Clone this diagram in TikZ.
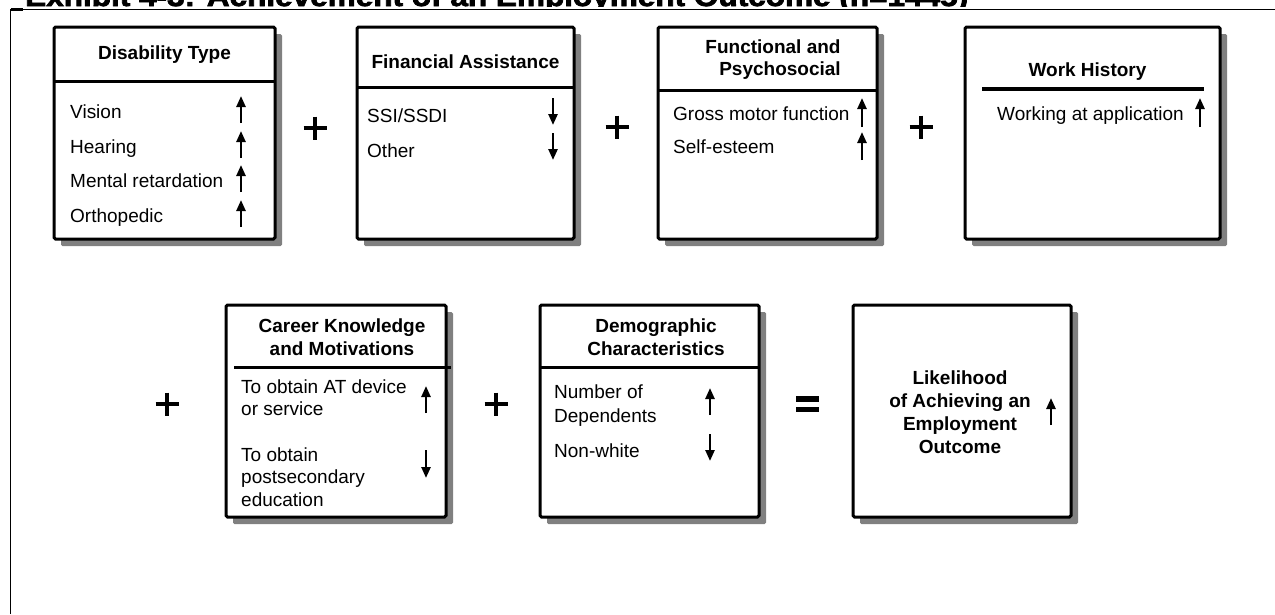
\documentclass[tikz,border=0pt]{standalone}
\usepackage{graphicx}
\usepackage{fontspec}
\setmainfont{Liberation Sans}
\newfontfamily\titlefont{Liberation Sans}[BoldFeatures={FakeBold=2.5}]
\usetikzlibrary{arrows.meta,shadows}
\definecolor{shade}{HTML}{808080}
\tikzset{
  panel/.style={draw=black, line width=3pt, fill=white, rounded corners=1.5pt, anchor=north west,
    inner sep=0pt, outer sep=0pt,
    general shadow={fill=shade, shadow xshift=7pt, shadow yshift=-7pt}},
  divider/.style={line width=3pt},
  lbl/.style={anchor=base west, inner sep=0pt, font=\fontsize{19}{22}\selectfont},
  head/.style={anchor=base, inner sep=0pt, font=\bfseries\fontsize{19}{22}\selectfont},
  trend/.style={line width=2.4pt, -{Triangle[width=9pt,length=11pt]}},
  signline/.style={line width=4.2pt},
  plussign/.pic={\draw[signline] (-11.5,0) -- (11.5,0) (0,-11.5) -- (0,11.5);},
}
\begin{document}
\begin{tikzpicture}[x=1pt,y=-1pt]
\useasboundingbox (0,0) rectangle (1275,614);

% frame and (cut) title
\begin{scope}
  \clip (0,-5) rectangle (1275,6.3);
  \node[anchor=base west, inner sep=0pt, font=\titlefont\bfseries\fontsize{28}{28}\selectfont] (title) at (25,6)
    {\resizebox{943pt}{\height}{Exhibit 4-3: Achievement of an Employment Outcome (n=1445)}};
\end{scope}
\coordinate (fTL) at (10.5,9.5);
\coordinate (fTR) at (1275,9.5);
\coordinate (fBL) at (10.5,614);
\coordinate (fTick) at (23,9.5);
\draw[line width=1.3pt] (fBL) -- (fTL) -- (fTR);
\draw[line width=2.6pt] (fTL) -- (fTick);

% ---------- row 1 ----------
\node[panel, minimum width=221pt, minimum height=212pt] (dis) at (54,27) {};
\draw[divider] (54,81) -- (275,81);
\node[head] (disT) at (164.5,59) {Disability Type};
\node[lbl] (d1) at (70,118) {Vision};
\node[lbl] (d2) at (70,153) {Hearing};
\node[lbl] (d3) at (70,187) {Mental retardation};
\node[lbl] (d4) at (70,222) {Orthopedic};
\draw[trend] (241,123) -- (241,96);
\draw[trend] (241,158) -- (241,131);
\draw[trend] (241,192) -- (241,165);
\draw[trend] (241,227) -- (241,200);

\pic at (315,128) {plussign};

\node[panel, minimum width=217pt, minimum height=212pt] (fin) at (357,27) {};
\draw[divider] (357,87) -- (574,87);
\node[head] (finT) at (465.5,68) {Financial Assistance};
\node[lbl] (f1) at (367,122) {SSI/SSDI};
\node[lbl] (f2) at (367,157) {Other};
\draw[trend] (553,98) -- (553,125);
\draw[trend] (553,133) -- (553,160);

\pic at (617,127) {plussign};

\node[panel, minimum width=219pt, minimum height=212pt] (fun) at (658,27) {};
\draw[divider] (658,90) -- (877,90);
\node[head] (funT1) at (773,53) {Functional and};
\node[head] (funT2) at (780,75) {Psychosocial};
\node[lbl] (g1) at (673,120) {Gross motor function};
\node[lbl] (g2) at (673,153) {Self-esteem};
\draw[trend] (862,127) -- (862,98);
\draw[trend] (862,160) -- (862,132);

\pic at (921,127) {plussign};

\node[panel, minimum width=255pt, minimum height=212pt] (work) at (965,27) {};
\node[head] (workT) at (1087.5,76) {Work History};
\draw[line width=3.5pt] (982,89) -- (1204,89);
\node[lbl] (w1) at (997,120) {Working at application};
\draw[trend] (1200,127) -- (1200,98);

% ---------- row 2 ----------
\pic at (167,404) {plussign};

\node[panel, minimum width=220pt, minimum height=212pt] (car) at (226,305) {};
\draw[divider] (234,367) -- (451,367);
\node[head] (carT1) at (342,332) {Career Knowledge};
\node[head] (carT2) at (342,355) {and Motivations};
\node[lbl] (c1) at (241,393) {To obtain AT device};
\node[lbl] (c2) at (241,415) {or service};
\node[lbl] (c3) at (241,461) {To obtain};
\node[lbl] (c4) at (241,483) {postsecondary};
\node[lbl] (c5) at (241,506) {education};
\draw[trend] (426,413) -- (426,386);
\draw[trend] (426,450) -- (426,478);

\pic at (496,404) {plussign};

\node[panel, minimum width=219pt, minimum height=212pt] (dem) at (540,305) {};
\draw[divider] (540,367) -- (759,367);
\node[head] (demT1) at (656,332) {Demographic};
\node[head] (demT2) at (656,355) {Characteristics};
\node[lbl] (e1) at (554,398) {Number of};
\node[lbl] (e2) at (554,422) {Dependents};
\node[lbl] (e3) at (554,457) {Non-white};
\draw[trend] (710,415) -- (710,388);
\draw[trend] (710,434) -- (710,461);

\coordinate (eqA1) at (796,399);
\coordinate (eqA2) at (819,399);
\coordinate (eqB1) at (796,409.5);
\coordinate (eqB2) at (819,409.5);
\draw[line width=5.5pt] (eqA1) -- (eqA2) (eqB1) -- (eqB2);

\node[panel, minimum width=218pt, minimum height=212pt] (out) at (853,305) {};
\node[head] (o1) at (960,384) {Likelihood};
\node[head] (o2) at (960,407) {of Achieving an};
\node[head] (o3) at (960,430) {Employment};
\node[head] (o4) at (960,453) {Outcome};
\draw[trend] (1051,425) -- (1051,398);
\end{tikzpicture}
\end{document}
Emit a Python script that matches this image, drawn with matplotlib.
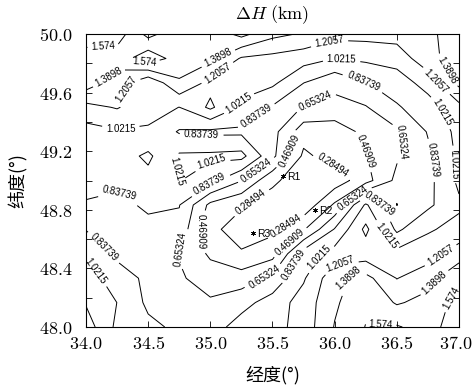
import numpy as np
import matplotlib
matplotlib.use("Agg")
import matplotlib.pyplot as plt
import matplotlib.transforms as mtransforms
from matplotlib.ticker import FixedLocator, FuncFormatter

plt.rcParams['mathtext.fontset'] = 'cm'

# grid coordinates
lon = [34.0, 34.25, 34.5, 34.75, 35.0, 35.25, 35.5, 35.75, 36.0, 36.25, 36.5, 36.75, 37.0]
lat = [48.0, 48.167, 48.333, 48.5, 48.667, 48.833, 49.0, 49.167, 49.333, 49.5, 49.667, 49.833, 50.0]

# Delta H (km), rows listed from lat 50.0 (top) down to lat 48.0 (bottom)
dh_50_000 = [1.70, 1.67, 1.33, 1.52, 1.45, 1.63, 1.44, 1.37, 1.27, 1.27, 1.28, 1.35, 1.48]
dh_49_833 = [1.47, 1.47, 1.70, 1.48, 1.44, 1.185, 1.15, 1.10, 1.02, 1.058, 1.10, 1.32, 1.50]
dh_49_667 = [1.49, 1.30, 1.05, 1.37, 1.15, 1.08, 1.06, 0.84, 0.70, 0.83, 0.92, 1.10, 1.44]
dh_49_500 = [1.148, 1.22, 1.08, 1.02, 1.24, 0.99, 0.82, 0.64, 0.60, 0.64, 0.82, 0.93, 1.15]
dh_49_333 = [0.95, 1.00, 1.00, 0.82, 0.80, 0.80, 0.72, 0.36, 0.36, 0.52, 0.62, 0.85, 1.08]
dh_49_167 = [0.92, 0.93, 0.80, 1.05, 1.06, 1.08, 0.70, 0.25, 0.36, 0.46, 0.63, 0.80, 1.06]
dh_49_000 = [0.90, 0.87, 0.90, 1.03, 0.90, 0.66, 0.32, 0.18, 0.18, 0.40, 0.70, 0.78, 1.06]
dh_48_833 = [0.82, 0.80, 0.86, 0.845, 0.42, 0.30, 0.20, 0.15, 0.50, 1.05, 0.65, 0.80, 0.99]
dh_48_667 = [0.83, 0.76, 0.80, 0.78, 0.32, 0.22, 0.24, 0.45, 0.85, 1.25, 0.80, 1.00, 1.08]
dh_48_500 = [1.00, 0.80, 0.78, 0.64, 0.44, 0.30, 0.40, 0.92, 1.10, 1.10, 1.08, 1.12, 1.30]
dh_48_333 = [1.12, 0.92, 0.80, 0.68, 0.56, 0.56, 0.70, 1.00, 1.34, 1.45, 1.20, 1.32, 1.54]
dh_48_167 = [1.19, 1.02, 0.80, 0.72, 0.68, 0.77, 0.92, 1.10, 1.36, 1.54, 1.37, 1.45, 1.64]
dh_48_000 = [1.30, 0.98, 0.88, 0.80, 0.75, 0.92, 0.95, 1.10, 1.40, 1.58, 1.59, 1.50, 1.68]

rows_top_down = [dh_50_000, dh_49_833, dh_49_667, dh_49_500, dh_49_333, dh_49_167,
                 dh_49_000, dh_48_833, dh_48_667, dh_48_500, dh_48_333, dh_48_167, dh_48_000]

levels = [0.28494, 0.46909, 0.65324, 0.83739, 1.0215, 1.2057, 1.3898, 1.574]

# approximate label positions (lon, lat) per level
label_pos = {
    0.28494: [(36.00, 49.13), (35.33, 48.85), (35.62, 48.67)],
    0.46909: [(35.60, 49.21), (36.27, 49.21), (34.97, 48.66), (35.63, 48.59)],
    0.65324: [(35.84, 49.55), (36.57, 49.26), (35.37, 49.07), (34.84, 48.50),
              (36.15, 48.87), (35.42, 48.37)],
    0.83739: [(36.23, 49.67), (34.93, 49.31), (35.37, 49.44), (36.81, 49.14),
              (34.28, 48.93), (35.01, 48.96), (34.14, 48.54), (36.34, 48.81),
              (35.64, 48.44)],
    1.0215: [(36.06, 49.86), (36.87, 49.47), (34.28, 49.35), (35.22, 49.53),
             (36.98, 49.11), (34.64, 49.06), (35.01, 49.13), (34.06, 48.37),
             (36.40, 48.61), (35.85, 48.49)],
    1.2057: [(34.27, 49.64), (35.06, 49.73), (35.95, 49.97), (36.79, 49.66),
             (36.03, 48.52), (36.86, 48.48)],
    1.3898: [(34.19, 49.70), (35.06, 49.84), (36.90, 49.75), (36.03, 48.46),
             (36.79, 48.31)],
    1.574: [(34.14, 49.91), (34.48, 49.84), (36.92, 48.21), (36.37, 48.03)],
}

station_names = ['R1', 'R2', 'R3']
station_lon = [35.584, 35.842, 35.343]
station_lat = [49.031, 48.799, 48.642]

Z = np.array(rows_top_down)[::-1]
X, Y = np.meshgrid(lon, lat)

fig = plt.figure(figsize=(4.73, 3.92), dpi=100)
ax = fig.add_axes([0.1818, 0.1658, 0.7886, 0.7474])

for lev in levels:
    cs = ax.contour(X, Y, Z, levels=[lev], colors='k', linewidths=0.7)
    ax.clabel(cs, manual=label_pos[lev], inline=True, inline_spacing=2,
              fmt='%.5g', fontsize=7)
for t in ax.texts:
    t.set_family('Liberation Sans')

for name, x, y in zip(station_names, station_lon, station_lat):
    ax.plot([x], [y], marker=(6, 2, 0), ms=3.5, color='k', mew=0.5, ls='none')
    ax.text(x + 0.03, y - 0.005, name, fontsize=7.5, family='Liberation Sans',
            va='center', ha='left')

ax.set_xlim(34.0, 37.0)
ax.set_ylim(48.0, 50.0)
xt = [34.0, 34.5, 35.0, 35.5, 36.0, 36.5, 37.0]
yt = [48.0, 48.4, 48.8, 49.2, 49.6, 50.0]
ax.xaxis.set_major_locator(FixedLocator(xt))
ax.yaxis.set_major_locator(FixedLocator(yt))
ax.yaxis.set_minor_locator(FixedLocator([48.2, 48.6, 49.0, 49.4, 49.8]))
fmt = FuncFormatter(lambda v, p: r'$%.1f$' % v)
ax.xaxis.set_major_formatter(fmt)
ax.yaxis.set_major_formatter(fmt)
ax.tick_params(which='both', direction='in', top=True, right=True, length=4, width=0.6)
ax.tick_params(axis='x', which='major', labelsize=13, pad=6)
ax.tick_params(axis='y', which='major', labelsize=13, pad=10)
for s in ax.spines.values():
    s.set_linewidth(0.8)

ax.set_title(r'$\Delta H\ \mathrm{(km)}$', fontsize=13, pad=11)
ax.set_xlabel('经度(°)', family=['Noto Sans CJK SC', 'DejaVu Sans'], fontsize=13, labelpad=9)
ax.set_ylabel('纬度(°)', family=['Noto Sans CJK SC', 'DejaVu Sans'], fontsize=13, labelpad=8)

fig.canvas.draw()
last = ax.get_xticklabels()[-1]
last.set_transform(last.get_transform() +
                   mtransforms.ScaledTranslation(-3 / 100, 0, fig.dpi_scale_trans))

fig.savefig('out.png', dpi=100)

## DIRECTION
From the line with "Emit a Python" to the line with "49.667, 49.833, 50.0]", set down those lines word for word and only those, counting both ends. Pictures stay out of the copy.

## OUTPUT OF THE TASK
Emit a Python script that matches this image, drawn with matplotlib.
import numpy as np
import matplotlib
matplotlib.use("Agg")
import matplotlib.pyplot as plt
import matplotlib.transforms as mtransforms
from matplotlib.ticker import FixedLocator, FuncFormatter

plt.rcParams['mathtext.fontset'] = 'cm'

# grid coordinates
lon = [34.0, 34.25, 34.5, 34.75, 35.0, 35.25, 35.5, 35.75, 36.0, 36.25, 36.5, 36.75, 37.0]
lat = [48.0, 48.167, 48.333, 48.5, 48.667, 48.833, 49.0, 49.167, 49.333, 49.5, 49.667, 49.833, 50.0]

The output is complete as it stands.